-- begin --
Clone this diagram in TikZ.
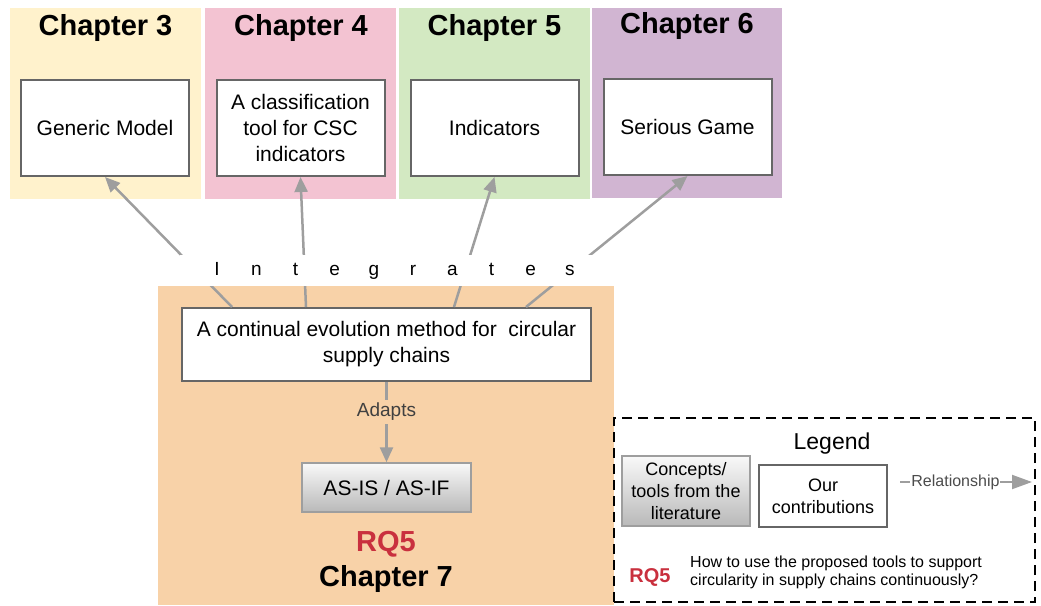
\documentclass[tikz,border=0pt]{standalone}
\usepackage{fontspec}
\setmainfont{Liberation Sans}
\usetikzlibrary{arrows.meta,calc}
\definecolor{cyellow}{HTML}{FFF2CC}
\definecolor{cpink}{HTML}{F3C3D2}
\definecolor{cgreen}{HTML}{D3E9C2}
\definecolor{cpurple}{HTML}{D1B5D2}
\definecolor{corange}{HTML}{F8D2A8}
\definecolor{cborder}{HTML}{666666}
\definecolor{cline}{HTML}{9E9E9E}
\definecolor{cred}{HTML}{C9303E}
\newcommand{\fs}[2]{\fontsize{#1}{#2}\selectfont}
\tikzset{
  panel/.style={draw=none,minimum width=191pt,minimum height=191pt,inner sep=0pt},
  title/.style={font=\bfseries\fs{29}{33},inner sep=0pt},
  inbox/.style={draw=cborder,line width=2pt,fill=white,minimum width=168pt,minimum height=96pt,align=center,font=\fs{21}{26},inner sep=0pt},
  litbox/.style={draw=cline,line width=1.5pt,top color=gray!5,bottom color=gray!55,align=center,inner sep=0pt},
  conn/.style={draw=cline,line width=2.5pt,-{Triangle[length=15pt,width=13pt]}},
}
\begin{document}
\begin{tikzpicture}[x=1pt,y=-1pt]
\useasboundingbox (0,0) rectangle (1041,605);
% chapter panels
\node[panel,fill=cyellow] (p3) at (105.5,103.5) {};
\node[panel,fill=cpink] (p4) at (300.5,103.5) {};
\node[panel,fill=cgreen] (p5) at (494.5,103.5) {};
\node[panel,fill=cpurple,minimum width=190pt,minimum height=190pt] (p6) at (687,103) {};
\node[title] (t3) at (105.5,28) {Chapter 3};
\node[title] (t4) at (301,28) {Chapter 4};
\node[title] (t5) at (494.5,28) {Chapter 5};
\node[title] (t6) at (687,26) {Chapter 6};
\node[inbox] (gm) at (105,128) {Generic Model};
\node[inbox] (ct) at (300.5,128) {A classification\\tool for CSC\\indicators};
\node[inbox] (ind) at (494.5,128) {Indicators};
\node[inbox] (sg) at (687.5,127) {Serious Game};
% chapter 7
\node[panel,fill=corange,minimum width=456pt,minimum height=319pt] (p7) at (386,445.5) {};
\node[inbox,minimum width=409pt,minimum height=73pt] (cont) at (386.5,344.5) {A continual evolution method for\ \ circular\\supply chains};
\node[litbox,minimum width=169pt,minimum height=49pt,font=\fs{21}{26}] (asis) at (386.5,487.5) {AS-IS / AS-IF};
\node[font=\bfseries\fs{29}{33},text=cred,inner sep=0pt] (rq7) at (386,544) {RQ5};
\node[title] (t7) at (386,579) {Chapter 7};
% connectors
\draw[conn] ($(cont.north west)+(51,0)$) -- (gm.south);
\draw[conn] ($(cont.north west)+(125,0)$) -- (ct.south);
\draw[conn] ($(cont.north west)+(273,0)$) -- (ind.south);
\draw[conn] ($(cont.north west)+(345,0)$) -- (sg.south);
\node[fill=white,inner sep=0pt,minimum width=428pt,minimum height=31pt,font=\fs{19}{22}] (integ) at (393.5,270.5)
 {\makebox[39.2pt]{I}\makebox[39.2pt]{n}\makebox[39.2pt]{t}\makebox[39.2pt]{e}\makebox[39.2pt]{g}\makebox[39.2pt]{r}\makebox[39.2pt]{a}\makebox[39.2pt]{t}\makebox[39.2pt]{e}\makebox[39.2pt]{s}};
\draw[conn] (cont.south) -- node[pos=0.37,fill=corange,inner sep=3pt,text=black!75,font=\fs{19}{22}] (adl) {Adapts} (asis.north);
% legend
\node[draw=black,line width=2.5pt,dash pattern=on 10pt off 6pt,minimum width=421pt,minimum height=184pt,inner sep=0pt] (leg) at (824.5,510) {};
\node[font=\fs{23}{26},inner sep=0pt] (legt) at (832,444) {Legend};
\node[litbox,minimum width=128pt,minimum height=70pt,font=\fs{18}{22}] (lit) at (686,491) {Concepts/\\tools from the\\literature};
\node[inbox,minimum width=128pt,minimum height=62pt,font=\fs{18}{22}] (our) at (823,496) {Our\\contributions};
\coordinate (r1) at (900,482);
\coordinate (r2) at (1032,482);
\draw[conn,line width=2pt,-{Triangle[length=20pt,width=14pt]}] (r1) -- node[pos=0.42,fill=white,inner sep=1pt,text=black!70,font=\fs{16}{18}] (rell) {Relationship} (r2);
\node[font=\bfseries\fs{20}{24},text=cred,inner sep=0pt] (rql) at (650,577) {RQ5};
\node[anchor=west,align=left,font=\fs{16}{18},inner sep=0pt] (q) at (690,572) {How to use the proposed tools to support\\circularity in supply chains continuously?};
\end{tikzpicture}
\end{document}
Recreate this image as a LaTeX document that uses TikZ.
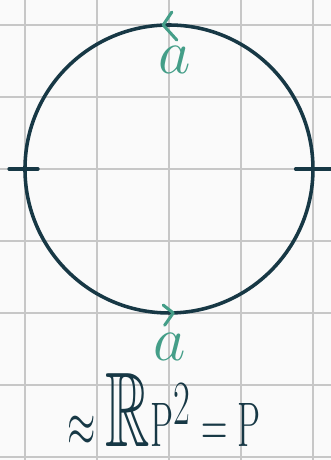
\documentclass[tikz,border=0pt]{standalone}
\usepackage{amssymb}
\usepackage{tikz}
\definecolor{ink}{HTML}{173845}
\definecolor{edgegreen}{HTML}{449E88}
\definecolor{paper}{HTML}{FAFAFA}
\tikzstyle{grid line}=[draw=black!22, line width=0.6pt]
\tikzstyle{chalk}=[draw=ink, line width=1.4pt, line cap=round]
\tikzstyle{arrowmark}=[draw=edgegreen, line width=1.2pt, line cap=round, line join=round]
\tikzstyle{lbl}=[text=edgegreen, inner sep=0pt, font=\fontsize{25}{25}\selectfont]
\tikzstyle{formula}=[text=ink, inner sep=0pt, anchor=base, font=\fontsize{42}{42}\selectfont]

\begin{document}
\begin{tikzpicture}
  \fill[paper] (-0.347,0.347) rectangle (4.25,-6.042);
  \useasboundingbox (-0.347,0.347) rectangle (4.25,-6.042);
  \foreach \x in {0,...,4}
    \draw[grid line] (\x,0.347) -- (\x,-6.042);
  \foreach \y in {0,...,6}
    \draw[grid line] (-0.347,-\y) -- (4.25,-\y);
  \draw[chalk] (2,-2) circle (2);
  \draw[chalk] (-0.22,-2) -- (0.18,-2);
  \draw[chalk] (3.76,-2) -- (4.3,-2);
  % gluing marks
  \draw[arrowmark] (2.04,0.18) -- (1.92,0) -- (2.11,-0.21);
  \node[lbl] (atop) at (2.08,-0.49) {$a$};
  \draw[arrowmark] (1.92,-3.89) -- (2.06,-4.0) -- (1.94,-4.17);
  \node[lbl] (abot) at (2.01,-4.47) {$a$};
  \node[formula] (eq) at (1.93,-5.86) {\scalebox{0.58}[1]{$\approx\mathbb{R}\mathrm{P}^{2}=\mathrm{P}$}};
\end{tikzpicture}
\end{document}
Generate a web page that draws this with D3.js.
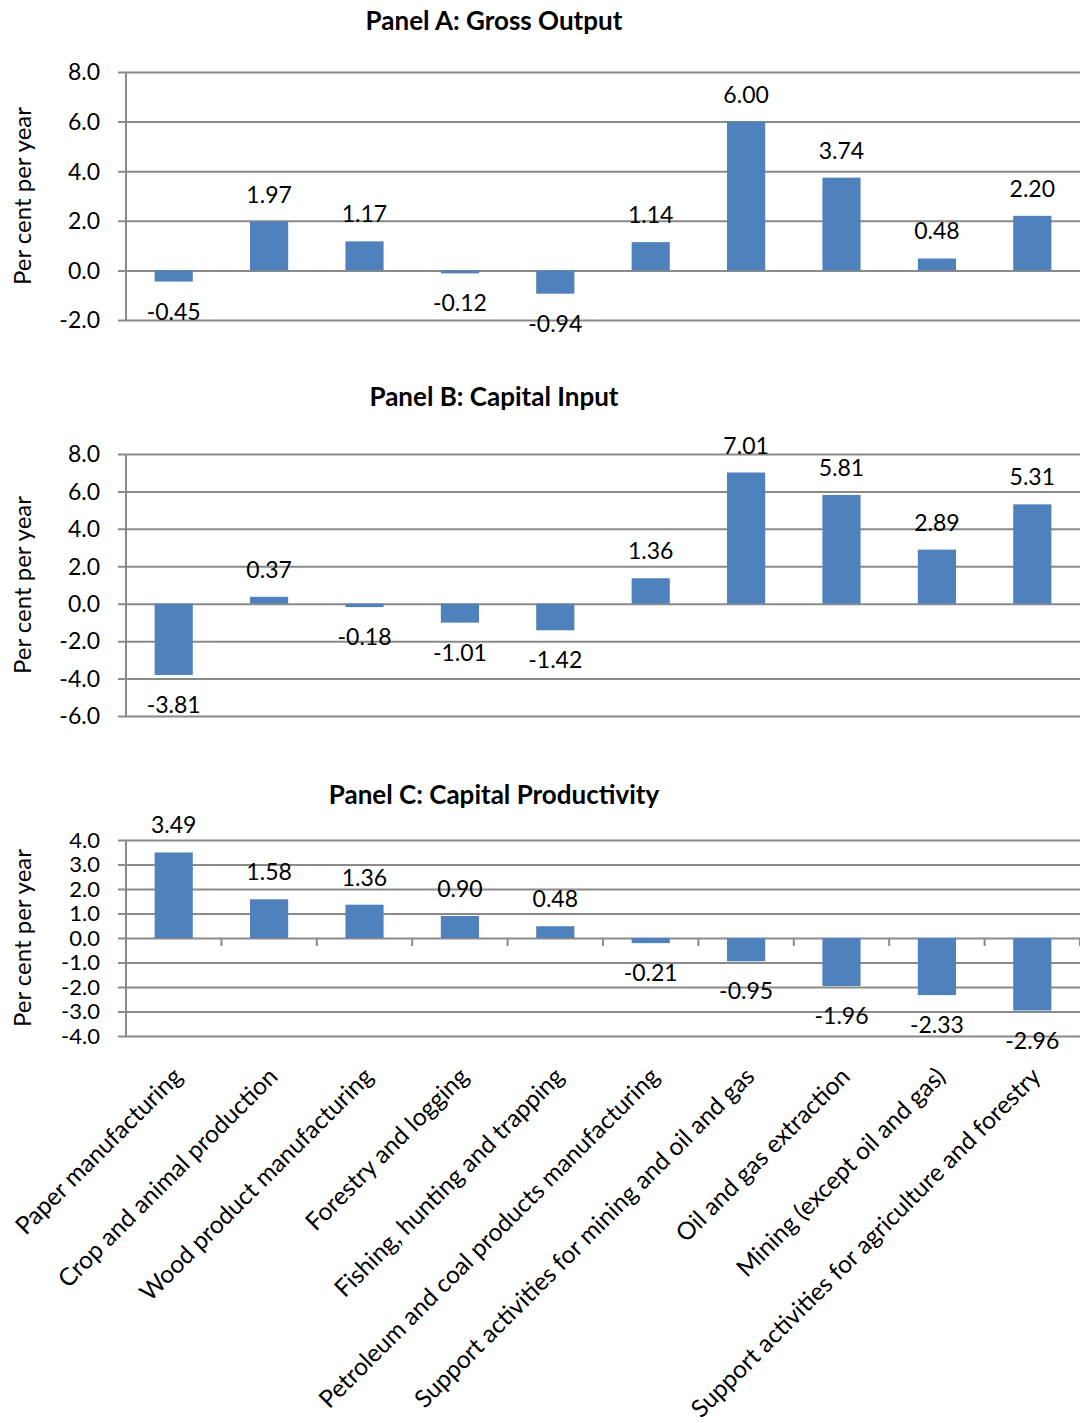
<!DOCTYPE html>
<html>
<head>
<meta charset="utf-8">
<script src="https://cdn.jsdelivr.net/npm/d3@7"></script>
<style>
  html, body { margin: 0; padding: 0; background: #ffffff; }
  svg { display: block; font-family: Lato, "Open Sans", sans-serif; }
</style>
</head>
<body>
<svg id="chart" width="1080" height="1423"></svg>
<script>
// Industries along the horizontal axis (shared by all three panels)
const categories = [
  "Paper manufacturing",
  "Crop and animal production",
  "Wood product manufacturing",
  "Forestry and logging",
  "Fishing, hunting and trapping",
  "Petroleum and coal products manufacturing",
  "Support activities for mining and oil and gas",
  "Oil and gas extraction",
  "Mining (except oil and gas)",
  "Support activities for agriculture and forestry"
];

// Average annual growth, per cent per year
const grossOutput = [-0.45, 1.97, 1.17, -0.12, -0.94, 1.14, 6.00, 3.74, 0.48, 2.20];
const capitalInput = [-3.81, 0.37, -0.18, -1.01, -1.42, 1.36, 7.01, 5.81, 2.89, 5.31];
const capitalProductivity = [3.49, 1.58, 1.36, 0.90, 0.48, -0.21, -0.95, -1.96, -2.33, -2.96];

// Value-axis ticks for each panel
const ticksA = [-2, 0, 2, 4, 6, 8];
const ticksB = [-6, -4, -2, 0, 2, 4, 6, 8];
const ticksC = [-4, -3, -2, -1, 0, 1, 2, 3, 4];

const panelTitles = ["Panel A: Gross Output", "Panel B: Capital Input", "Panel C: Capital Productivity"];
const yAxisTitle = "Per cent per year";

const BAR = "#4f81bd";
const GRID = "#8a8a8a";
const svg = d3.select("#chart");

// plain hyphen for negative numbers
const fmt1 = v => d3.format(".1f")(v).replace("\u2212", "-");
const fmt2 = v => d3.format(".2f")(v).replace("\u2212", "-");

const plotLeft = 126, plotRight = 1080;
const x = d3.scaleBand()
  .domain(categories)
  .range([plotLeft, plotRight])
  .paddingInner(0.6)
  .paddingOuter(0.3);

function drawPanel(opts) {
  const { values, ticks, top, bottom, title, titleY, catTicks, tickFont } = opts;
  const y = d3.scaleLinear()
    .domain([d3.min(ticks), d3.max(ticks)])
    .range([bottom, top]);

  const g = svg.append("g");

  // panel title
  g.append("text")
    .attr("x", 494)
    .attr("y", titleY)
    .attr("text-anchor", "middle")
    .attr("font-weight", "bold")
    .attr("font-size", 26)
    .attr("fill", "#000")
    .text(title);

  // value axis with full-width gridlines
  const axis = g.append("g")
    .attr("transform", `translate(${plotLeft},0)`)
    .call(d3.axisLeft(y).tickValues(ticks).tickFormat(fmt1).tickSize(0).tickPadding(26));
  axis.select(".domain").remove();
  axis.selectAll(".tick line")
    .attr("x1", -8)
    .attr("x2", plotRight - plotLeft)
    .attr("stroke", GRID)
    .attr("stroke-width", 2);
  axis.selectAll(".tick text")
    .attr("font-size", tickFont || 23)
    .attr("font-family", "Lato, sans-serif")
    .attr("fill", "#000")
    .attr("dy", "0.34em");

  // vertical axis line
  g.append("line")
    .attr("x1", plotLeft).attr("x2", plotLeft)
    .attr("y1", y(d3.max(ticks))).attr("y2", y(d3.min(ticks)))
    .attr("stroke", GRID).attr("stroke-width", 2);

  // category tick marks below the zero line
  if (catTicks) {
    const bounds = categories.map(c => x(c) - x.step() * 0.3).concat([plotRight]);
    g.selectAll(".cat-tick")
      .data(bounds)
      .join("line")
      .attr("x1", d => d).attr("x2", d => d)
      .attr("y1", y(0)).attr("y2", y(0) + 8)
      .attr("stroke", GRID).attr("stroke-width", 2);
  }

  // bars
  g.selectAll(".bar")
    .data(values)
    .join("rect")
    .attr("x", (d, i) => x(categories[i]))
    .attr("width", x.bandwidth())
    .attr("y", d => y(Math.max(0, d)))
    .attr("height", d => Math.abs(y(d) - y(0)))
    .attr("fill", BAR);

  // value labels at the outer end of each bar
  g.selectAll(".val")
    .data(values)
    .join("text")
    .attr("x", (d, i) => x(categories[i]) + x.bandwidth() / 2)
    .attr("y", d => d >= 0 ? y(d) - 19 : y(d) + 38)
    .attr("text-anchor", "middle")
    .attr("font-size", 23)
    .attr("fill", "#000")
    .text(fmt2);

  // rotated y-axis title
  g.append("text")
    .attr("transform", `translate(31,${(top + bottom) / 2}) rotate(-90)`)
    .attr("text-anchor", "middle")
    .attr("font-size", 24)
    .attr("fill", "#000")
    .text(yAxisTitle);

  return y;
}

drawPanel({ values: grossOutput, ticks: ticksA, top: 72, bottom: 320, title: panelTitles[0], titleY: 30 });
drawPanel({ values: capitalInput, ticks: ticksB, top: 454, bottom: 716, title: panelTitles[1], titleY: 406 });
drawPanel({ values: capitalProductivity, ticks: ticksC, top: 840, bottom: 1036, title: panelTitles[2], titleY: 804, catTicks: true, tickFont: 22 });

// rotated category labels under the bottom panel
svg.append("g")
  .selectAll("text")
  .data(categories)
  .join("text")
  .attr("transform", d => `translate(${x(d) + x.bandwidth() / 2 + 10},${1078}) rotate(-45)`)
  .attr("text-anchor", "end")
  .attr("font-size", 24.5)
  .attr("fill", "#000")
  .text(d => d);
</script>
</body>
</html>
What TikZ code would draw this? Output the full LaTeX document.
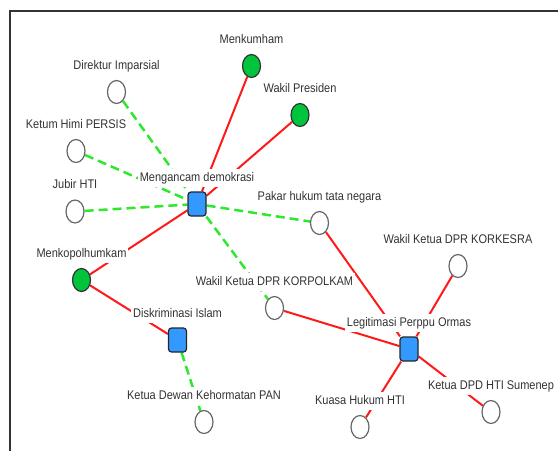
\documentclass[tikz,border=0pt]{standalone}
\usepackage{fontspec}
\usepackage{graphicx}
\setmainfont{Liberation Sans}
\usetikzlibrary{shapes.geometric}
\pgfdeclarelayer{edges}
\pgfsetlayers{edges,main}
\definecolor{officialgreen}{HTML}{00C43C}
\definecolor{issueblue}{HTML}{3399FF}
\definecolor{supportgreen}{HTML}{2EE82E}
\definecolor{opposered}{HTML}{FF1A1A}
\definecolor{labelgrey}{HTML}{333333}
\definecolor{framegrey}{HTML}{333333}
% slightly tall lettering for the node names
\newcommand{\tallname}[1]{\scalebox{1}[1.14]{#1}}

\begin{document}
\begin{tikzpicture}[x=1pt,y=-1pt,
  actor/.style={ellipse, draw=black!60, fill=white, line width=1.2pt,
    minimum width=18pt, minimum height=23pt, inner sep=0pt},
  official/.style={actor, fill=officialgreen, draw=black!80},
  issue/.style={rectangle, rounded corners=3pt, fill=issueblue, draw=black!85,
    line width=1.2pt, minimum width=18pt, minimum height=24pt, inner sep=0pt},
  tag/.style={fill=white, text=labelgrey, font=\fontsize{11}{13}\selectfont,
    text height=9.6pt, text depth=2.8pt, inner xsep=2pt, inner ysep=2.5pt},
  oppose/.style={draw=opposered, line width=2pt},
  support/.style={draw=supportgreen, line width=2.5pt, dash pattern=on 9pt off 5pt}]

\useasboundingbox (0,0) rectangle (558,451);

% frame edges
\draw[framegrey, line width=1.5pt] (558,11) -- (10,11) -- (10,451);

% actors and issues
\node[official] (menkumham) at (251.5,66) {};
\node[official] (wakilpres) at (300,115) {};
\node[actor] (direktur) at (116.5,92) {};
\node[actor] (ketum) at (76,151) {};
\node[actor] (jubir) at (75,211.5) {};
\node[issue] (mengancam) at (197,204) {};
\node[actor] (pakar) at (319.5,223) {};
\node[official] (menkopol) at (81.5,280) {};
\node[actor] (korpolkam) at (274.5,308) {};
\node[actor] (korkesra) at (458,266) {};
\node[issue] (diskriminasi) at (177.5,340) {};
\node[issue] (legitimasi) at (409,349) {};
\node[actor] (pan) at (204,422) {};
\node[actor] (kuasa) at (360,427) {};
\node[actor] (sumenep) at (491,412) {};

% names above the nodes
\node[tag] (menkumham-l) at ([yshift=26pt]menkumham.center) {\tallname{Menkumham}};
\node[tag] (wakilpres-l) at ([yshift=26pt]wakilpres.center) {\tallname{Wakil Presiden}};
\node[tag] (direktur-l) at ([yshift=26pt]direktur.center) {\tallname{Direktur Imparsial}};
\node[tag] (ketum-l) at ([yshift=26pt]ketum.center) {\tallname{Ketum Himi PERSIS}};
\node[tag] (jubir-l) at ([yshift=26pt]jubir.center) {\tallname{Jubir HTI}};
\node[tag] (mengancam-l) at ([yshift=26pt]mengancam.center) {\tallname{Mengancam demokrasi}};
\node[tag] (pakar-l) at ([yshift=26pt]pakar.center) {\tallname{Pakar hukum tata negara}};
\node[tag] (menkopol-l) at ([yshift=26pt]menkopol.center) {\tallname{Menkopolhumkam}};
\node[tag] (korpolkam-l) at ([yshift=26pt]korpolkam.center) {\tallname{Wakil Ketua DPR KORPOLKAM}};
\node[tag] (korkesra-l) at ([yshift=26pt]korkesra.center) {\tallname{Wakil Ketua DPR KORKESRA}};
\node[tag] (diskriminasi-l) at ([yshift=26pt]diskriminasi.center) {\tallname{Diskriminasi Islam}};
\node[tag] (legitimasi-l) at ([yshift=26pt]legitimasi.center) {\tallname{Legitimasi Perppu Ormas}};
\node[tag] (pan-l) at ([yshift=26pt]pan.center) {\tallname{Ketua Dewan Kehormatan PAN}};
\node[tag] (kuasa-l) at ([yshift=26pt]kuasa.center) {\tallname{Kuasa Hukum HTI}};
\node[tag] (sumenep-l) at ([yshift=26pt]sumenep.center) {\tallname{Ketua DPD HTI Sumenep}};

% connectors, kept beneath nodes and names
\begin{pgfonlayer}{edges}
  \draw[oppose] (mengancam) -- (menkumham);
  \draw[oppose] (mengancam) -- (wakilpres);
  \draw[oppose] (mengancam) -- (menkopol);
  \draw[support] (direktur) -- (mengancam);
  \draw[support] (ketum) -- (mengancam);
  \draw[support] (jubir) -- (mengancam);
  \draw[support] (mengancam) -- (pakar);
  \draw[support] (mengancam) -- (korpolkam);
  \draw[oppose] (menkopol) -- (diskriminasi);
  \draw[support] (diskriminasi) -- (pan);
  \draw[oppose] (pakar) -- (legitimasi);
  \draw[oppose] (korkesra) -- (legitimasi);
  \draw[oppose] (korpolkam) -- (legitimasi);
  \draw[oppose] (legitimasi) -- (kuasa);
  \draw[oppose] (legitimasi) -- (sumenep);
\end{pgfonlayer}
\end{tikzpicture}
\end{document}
-- end --
## Given instruction
Find every line in the records above that holds the word "this", and copy each one.

## Full answer
Clone this diagram in TikZ.
Recreate this image as a LaTeX document that uses TikZ.
Generate a web page that draws this with D3.js.
What TikZ code would draw this? Output the full LaTeX document.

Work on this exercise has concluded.